Mr. McCray was a critical witness against Mr. Bergrin’s client William Baskerville, who is facing charges as a cocaine dealer.
Prosecutors say that Bergrin passed along McCray’s name to friends of his client and in a meeting told them “No Kemo, no case.” Kemo is McCray’s nickname. Three months later there was no Kemo — he was shot in the head by the gang.
Prosecutors however appear to have blundered themselves in handling evidence, including a tape of surveillance — making a criminal charge difficult. Bergrin vehemently denies the charge. Yet, police say there is a pattern.
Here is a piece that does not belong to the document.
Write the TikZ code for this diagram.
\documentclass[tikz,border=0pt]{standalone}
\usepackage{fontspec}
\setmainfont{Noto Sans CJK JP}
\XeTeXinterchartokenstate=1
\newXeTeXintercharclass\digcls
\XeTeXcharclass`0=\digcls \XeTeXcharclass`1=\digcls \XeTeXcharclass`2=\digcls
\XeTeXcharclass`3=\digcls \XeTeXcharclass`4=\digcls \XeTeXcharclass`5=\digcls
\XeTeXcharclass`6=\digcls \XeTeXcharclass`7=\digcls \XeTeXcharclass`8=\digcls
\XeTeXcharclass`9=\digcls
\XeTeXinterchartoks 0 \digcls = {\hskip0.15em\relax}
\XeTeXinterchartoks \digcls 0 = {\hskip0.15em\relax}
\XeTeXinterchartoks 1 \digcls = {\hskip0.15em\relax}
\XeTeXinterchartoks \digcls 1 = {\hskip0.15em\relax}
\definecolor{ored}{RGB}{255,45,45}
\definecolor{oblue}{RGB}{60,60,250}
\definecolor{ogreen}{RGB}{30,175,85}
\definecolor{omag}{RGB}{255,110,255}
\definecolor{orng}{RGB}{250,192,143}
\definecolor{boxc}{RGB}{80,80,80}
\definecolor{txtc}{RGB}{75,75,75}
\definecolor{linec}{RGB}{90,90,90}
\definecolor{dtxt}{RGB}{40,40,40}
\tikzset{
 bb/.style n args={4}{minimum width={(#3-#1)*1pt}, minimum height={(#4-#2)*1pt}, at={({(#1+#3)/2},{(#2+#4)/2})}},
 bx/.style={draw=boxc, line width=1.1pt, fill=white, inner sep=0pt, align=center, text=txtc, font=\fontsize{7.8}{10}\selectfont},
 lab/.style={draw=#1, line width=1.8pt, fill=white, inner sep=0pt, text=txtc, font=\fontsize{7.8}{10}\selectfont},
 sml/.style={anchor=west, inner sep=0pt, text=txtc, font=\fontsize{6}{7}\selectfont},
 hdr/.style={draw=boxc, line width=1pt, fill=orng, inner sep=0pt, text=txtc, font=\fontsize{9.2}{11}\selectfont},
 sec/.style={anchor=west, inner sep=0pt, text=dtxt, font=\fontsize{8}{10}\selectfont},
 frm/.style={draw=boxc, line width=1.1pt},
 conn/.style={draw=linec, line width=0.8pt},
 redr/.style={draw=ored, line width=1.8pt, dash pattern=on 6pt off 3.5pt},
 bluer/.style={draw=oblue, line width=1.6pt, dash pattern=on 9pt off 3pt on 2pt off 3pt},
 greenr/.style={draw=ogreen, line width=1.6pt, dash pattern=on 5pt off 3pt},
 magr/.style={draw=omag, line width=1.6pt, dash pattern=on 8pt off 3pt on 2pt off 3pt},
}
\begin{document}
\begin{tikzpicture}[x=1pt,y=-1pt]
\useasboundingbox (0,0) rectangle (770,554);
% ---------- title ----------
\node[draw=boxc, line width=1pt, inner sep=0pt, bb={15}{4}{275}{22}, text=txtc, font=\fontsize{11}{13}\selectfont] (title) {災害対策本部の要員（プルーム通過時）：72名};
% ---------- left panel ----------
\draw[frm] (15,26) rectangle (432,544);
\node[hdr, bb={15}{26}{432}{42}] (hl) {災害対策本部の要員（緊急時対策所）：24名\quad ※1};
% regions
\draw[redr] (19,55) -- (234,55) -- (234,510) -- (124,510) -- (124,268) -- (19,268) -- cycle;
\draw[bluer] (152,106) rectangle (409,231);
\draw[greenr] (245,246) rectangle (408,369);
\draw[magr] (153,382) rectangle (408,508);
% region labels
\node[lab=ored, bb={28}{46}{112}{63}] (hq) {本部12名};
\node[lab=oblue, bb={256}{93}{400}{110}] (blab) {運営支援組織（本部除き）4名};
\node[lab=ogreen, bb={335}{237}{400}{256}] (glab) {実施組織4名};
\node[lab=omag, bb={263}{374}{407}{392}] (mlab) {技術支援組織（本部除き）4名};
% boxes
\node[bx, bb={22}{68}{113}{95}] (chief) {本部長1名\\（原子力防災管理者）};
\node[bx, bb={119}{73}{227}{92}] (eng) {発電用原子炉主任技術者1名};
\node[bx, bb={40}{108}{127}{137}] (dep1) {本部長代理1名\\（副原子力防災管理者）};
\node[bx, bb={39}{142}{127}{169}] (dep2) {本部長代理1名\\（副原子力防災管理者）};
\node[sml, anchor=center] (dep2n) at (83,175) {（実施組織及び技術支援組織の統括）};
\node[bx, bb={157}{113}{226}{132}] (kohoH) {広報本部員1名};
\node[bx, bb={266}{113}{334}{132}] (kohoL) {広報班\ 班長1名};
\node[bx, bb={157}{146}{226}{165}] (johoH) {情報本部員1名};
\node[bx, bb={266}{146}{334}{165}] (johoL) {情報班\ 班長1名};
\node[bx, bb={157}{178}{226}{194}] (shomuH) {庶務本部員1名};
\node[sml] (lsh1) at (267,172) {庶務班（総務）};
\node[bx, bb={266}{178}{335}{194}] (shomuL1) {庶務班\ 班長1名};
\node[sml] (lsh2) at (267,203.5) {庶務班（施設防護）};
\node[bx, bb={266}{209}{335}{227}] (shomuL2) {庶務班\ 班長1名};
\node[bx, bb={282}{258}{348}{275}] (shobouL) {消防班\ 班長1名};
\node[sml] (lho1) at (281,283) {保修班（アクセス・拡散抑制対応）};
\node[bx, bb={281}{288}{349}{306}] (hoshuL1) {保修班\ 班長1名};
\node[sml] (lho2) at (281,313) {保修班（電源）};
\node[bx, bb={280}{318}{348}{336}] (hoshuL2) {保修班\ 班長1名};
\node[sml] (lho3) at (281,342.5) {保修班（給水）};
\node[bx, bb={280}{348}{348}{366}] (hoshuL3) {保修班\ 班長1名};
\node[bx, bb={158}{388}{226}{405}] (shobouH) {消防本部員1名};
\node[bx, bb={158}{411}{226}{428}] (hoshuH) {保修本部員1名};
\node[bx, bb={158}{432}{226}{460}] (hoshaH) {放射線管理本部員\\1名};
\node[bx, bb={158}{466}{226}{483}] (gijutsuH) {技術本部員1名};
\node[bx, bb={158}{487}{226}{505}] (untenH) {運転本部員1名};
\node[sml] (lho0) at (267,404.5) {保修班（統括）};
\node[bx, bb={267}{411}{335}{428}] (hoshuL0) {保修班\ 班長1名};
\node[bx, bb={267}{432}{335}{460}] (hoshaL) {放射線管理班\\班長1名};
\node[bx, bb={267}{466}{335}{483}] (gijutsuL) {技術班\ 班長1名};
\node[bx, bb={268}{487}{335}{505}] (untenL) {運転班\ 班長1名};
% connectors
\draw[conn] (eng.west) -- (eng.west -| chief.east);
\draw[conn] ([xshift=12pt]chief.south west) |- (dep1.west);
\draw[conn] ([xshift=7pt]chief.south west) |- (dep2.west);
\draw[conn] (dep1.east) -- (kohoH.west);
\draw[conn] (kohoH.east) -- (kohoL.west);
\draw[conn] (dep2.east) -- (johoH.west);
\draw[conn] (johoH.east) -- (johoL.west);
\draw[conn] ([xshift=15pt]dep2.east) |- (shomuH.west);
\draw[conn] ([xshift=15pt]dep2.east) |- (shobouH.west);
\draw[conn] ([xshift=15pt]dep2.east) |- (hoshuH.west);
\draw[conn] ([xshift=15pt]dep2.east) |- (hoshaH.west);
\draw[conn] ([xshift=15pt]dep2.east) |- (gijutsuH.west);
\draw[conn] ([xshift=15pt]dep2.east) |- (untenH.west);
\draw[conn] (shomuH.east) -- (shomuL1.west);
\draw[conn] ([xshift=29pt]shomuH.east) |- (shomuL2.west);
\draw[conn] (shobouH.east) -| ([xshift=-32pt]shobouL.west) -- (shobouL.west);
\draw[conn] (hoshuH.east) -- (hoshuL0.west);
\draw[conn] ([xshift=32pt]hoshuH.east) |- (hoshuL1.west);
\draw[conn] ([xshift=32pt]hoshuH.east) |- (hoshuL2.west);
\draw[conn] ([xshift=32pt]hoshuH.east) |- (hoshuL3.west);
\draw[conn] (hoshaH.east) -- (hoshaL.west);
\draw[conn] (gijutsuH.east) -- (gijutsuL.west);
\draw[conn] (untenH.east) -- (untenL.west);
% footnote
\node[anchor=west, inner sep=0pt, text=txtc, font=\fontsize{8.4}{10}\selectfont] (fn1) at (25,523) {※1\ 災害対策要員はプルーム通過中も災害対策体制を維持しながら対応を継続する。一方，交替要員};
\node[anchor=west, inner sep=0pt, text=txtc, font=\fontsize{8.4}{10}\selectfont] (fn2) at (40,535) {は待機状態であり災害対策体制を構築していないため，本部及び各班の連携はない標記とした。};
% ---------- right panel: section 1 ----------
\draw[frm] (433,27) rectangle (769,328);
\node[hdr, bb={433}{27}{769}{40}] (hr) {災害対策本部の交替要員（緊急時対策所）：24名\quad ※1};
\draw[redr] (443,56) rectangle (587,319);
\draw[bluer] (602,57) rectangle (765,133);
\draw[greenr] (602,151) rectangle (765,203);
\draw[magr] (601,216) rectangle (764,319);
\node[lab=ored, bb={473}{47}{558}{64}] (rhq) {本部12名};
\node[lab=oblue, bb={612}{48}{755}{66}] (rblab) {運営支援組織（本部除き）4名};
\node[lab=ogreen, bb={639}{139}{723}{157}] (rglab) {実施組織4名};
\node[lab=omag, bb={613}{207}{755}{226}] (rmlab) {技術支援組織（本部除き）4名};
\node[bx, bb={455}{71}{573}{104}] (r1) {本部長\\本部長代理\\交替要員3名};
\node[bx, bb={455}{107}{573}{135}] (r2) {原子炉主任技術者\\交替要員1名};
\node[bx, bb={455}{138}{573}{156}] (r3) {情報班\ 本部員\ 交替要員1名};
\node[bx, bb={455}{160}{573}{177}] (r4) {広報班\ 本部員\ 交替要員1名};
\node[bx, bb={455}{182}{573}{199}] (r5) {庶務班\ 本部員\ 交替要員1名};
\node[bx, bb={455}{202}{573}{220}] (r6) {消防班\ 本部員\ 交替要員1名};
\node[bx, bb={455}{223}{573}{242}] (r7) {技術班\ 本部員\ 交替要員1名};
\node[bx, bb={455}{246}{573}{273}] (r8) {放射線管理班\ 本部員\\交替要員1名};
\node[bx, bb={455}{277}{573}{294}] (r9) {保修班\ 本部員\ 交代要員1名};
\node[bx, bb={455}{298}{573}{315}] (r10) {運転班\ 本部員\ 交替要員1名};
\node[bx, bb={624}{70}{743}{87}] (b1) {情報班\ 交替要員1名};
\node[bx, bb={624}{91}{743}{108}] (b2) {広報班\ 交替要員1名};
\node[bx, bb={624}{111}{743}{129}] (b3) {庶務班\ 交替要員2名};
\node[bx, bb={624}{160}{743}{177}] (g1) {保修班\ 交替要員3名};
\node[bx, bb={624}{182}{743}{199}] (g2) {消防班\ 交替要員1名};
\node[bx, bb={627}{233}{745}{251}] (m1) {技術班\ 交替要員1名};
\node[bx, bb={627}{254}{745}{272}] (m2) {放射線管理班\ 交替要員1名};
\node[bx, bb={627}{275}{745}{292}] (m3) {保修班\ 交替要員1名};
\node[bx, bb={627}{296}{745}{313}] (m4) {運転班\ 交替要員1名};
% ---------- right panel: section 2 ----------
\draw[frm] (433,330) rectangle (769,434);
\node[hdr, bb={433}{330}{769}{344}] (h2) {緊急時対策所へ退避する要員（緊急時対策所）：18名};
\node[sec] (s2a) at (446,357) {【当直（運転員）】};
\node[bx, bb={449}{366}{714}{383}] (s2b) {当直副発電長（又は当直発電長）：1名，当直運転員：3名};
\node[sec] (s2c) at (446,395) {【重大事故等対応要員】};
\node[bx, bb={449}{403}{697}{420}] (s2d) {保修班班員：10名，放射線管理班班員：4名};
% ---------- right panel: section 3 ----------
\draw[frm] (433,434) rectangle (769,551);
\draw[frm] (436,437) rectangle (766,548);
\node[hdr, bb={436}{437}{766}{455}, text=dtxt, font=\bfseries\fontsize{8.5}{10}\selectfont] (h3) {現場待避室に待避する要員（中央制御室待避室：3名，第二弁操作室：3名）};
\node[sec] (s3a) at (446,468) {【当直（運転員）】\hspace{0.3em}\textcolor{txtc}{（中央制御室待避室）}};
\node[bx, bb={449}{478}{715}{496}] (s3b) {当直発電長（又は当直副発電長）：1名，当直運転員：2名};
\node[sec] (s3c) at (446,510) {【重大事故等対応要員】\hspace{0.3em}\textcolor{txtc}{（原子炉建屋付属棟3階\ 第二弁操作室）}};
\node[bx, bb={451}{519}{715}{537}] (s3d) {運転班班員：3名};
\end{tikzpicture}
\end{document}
In one case, murder charges against Mr. Bergrin’s client were dropped after a prosecution witnesses was killed. In another murder case and a shooting case, charges were reduced after witnesses were intimidated and recanted their previous statements. And in 2005, a witness against one of Mr. Bergrin’s clients in a murder case changed his story after the defendant’s relatives gave him $1,050 in Mr. Bergrin’s office — and later pleaded guilty to making the payment.
Mr. Bergrin was not present in the office at the time, and he said he had no knowledge of any such payment. “There was never any allegation that I was involved,” he said.
Bergrin in the meantime is facing charges that he was the operator of New York Confidential, a brothel that charged $1,000 an hour. Prosecutors say that he took over the operation from a client and has used it to give sexual favors to cops and jail guards.
Bergrin denies these charges as well. It should make for a quite a trial.